_Plotting code records_.
• • • •

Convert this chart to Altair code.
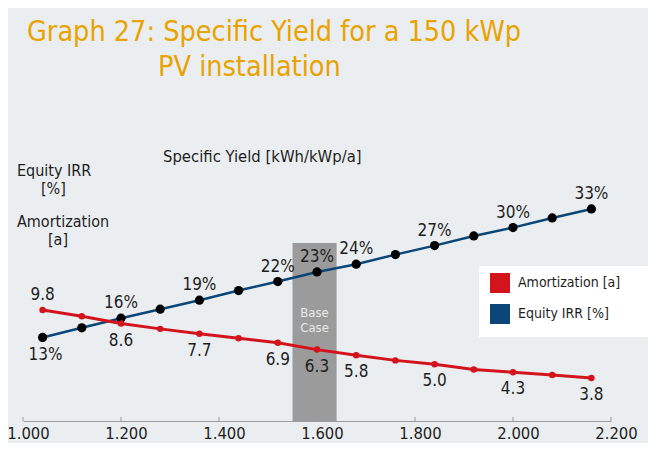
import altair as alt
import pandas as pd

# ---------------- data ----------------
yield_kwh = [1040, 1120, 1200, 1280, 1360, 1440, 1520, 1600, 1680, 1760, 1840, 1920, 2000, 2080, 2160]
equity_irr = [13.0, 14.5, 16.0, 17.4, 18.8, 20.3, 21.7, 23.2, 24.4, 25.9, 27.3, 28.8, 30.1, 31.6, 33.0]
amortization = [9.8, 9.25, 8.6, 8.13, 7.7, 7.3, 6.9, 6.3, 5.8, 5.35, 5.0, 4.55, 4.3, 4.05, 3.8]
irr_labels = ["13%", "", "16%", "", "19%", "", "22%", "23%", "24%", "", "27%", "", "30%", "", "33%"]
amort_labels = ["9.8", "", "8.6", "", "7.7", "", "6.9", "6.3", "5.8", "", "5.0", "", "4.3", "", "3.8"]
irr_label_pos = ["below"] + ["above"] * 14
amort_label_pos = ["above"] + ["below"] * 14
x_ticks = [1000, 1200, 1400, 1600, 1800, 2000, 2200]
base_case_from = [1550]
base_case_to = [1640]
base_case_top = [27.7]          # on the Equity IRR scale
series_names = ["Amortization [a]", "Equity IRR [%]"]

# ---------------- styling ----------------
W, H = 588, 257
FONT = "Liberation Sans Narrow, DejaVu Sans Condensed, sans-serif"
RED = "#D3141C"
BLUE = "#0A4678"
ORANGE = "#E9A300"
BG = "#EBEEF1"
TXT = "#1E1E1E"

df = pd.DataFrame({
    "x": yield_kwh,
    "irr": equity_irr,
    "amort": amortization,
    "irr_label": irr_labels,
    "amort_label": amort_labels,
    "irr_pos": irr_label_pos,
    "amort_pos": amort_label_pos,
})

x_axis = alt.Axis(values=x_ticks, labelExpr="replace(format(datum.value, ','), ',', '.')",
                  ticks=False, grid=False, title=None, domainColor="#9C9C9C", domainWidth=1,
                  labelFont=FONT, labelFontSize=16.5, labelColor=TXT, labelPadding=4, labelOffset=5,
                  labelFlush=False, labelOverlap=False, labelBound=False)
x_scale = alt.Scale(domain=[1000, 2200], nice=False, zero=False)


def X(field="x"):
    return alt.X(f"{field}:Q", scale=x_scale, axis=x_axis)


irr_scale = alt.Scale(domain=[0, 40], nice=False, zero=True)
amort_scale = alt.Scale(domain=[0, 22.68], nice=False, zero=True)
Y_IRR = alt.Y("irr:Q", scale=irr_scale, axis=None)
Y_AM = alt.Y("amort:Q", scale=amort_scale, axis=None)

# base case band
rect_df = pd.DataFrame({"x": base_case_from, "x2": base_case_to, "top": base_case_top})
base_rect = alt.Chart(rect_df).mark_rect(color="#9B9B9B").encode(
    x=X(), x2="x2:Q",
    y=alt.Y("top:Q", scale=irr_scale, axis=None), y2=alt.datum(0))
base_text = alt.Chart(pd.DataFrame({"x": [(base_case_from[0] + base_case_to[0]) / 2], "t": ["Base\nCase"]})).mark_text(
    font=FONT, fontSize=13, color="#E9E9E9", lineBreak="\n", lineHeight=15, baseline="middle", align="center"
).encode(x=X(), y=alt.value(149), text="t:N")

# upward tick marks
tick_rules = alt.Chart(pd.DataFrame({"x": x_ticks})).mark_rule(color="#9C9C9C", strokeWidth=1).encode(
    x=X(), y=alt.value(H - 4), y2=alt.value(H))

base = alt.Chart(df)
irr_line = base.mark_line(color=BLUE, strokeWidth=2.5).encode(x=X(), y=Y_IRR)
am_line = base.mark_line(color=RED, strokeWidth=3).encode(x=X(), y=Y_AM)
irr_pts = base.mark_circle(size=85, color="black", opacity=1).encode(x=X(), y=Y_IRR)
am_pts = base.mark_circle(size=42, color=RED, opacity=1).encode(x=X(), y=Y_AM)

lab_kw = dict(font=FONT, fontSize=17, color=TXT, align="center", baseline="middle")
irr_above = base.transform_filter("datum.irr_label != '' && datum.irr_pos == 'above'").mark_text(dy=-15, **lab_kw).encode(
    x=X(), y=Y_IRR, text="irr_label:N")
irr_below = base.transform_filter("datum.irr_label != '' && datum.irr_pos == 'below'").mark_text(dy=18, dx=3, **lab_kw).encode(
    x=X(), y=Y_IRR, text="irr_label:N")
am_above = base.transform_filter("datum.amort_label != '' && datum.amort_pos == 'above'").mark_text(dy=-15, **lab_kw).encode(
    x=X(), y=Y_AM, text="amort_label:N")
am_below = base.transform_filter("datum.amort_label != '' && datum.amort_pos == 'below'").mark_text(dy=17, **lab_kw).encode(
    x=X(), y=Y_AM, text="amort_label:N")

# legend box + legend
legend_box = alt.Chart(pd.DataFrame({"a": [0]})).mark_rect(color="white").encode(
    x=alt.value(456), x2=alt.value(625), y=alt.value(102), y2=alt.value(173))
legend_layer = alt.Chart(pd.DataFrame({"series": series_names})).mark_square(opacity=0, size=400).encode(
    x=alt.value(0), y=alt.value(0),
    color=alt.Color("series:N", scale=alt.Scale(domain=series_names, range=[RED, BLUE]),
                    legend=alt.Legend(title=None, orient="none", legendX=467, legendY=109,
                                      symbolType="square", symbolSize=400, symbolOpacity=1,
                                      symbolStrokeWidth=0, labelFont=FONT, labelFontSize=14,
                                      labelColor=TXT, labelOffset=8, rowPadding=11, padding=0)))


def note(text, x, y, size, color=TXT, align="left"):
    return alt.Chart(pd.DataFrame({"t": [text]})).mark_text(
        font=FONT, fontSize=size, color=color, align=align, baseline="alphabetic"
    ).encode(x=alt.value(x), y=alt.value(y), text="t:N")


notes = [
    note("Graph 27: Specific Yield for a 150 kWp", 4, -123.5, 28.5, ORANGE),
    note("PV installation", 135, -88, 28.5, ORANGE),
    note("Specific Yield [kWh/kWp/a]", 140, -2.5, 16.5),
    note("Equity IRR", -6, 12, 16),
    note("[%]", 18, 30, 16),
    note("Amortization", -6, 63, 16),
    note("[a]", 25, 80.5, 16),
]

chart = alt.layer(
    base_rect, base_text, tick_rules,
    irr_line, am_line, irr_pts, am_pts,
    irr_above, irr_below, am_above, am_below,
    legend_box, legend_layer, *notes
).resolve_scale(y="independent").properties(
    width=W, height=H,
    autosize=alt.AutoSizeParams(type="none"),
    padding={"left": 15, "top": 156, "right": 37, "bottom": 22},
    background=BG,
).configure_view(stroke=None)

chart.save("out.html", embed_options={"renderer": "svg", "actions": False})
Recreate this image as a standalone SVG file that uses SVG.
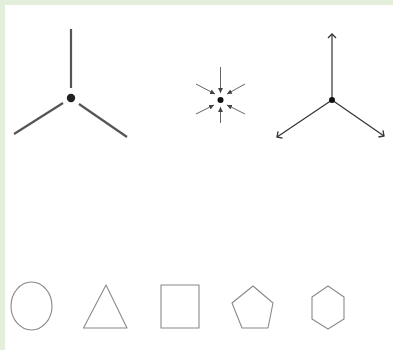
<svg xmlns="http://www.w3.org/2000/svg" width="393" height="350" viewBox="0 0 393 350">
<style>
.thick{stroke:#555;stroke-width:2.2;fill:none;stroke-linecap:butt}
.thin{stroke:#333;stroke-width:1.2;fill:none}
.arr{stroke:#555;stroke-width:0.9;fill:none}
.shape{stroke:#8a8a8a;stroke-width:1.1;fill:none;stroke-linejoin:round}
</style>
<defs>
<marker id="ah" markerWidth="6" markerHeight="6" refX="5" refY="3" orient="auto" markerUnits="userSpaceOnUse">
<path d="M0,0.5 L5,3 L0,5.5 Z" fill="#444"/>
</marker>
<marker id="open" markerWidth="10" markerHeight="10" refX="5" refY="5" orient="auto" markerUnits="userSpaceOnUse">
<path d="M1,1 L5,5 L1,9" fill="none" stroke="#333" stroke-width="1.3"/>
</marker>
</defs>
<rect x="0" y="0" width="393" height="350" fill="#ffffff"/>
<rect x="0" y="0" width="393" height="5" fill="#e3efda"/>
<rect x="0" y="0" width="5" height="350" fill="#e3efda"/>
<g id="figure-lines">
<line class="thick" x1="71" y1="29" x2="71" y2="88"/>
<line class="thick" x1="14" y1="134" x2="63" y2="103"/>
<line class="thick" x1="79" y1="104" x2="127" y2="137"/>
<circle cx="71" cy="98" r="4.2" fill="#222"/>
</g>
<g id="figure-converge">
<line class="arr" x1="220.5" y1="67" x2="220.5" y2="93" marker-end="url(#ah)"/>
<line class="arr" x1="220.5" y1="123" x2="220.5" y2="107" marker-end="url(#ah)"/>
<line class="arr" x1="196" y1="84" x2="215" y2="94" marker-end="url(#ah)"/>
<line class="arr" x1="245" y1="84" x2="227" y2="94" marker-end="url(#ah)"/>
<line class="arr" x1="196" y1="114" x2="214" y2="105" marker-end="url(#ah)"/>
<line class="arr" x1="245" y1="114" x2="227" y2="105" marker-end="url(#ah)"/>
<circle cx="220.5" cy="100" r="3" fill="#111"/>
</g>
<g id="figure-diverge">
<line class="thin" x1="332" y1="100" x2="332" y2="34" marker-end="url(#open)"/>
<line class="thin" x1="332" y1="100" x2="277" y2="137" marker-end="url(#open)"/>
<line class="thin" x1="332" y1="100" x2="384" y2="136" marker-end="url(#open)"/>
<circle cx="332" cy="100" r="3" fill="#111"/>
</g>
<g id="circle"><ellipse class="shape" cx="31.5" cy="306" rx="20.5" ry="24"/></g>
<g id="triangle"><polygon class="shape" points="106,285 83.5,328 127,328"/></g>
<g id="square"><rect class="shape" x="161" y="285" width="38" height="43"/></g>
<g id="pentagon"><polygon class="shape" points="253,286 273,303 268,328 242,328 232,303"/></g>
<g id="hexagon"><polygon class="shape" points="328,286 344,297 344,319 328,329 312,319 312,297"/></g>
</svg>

• • • •

_Task statement_. Pick out the lines that contain "this" and copy them.

_Output below_.
Convert this chart to Altair code.
Recreate this image as a standalone SVG file that uses SVG.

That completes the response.